If the institutions established under the Good Friday Agreement are collapsed this week it will be because Unionism was not prepared to allow the fundamental changes needed to ensure equality, justice and lasting peace. And because once again unionist intransigence is being indulged by the British government.

Sinn Féin negotiators are working night and day to resolve this crisis. But it can only be resolved on the basis of equality and parity of esteem for the electoral mandates of all participants. Sinn Féin ministers are in the Executive by right and not as a concession from Unionists. The rights of our voters must be respected.
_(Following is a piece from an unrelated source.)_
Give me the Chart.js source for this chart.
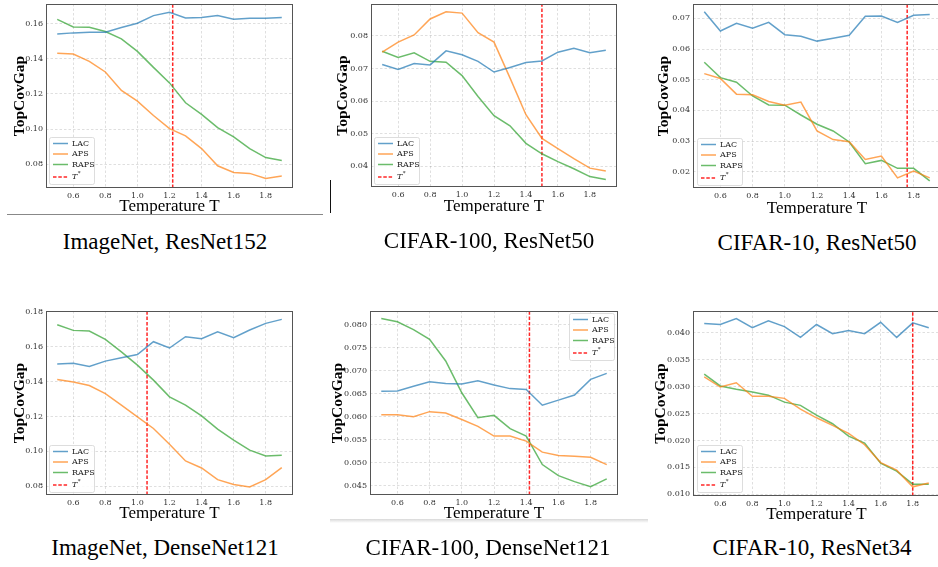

And the rights of all who voted for the Agreement, including people throughout the 26 Counties, must be respected also.

I have had to dwell at length on the perilous state of the peace process but I think it is equally important that I address briefly here the development of our party in the 26 Counties. The strength of Sinn Féin in County Sligo is a measure of our success.

Sinn Féin is the only real alternative to the tired, careerist and conservative politics of Fianna Fáil and Fine Gael. The corrupt elements in these parties have poisoned the politics of this country and made many people cynical about the political process. Such cynicism is always difficult to overcome but in place of it we in Sinn Féin can offer the commitment and dedication of our political activists and the sound, sensible and radical policies of our party.

Real democracy at local and national level is our goal and it is one shared by a broad mass of people to whom we appeal.